The ld. AR relied upon the order of the CIT(A) and submitted that it is a revenue expenditure. The same was allowed by the ld.CIT(A) in assessment year 2001-02. Hon’ble ITAT has dismissed the appeal of the Revenue in this matter for the assessment year 2001-02. This expense is covered u/s. 37(1) of the Act. In the Income-tax Act, there is no any provision for deferred revenue expenditure. There are only two types of expenditure considered in the I T Act – either capital or Revenue. In this regard he has placed reliance on the order of ITAT in & 3136/Del./2005 for the assessment year 2001-02 in the case of assessee itself.

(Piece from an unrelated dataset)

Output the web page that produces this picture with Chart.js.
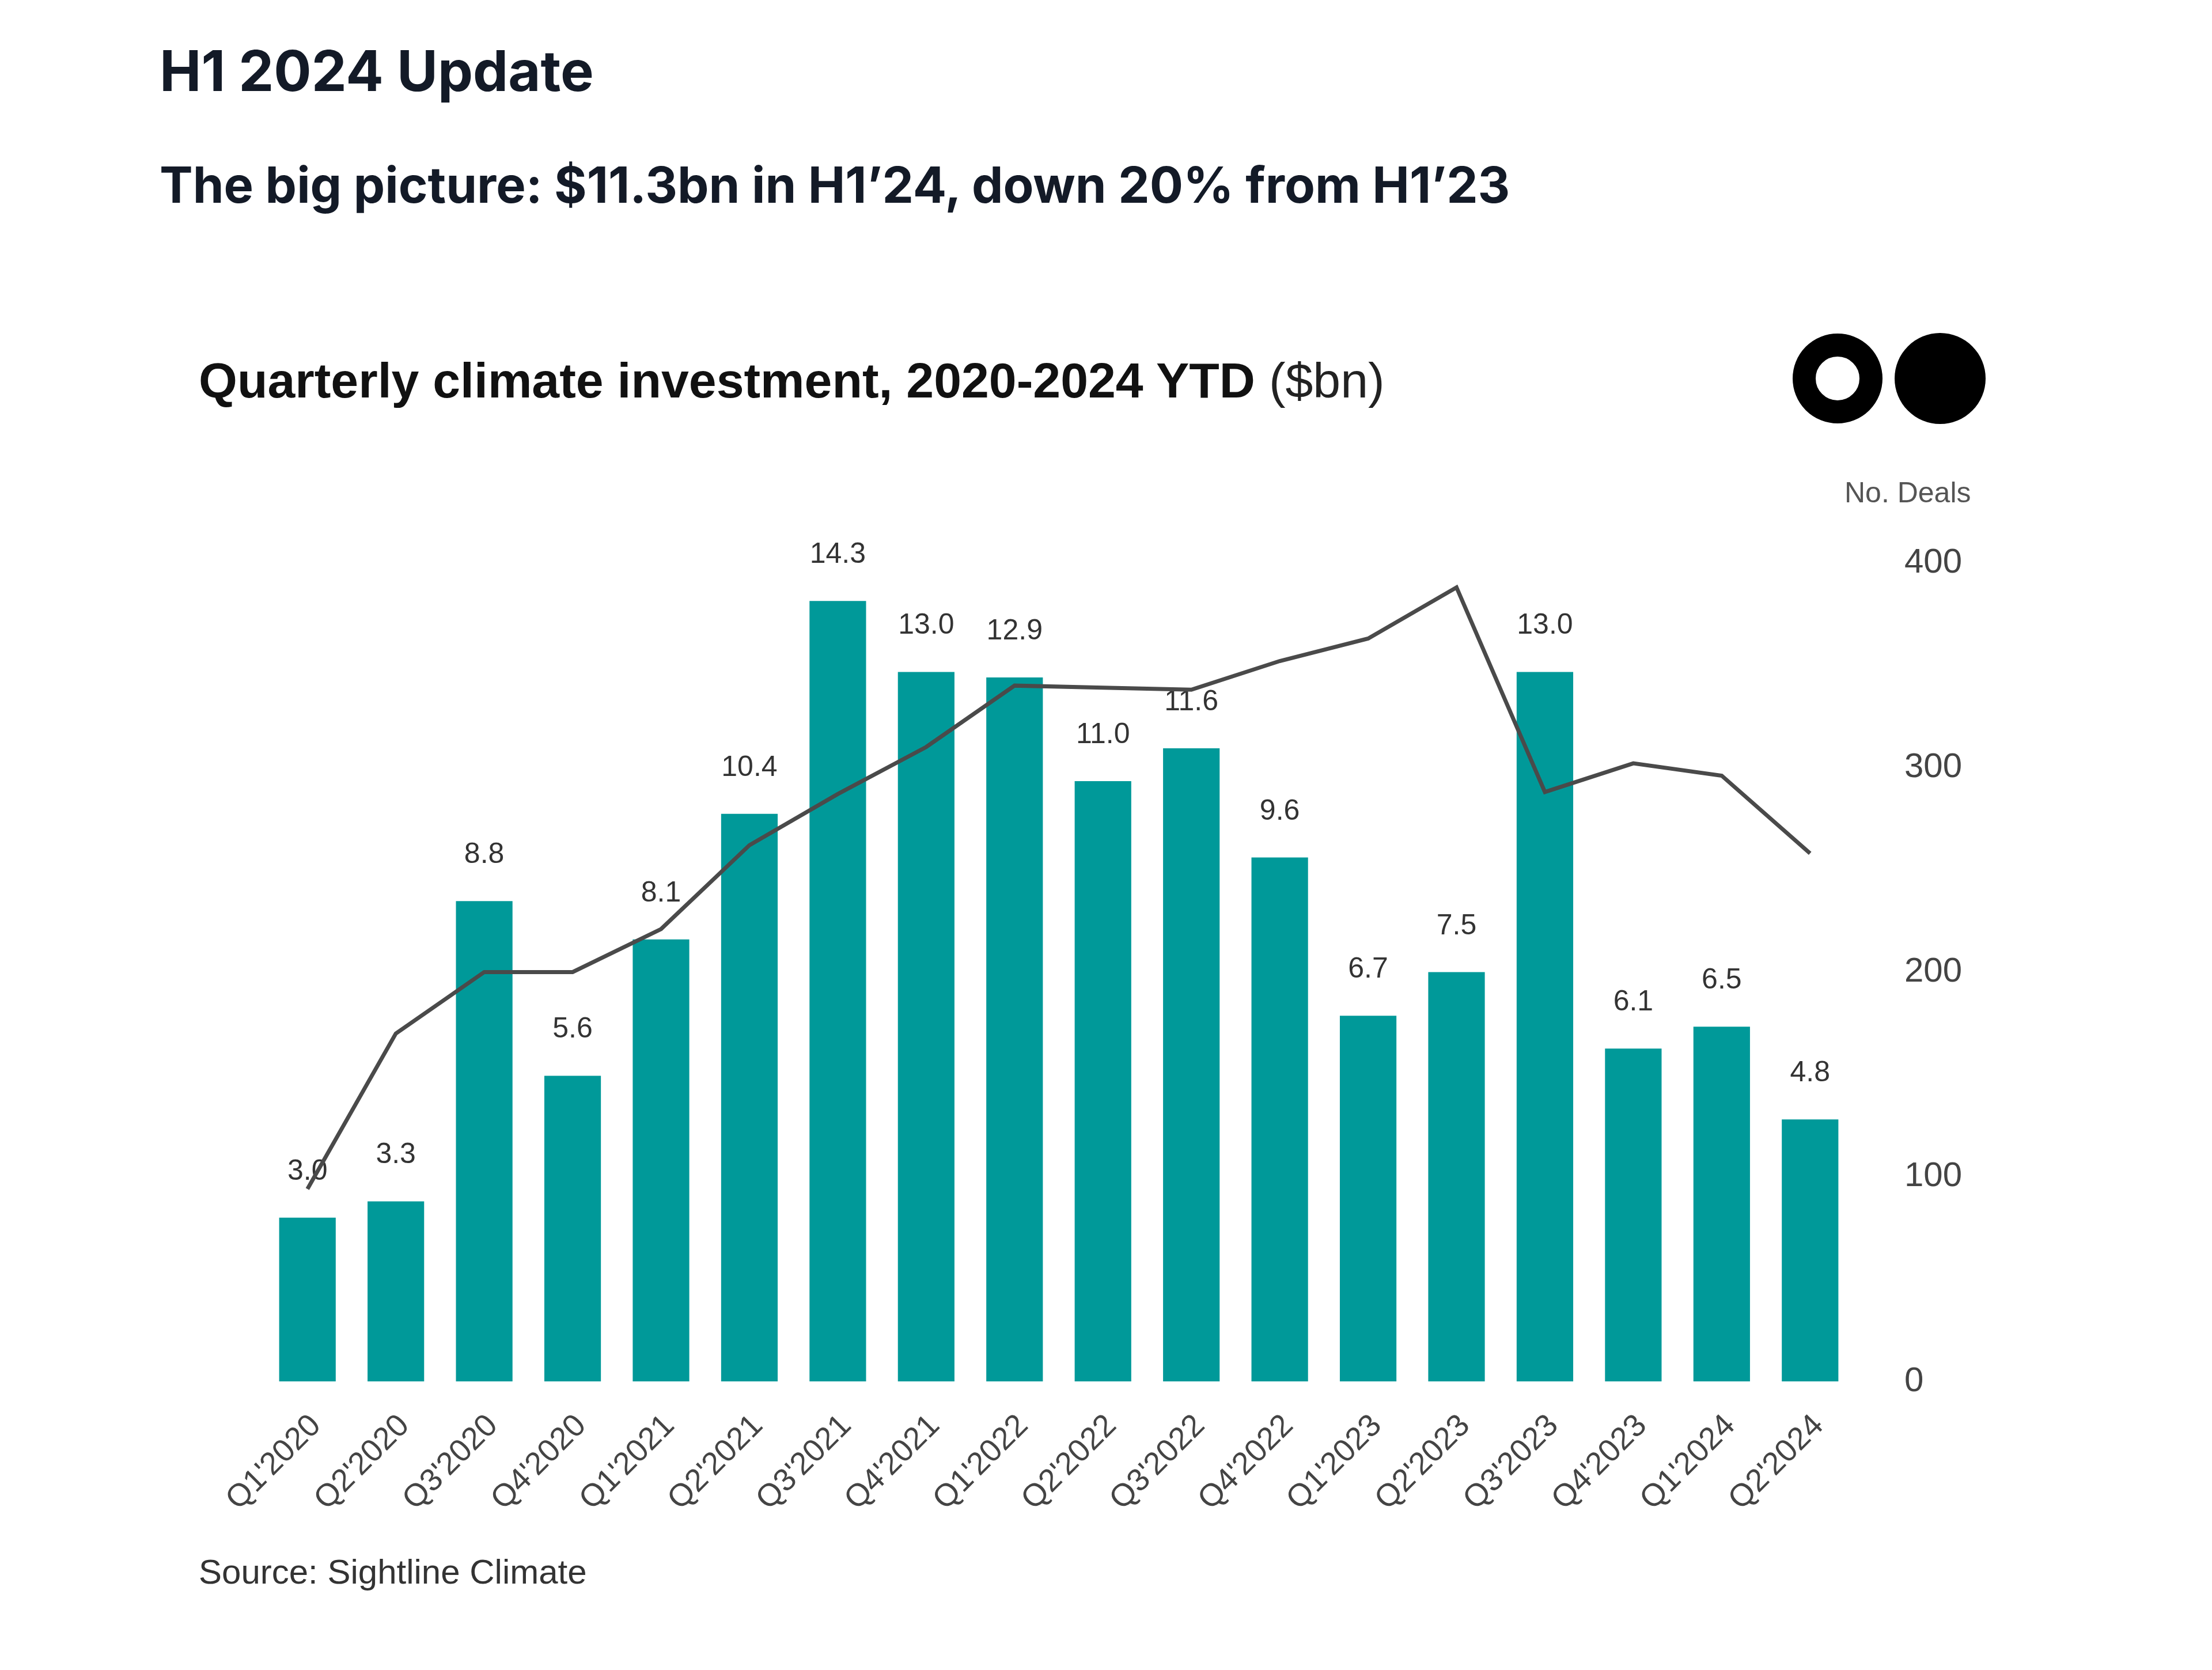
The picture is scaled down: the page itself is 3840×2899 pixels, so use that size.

We have heard the arguments of both the sides and carefully perused the material placed on record before us. Hon’ble ITAT, Delhi in ITA No. 3135 & 3136/Del./2005 in the case of assessee itself for the assessment year 2001-02 in the identical facts and circumstances, has decided the similar issue in favour of the assessee and dismissed the appeal of the Revenue. The relevant findings of the ITAT given at para 28 of the aforesaid order dated 14.03.2008 read as under : “28. We have carefully considered rival submissions. The reasons for disallowance is limited to the extent of holding that in respect of the expenditure, the assessee received benefit over a period of many years and accordingly, 1/5th of the expenditure was allowed. In our opinion, this contention is not tenable in law. Firstly, the concept of deferred revenue
expenditure is not known under the Income-tax Act. The expenditure can be either capital expenditure or revenue expenditure. If the expenditure is revenue in nature and claimed u/s. 37, the same is allowable in whole and cannot be spread over number of years. Admittedly, the advertisement and publicity expenses are revenue expenses. Admittedly, the advertisement and publicity expenses are revenue expenses. No new asset is created by incurring the expenses. It is also not the case of the AO that the expenses are capital expenditure. The finding of the learned CIT(A) that the expenditure are wholly and exclusively for the purpose of business and which is not challenged in appeal. We, therefore, confirm the deletion of disallowance. The judgment relied by the learned DR will not apply as we are not called upon to determine the nature of expenses, i.e. whether capital or revenue. This ground accordingly fails.”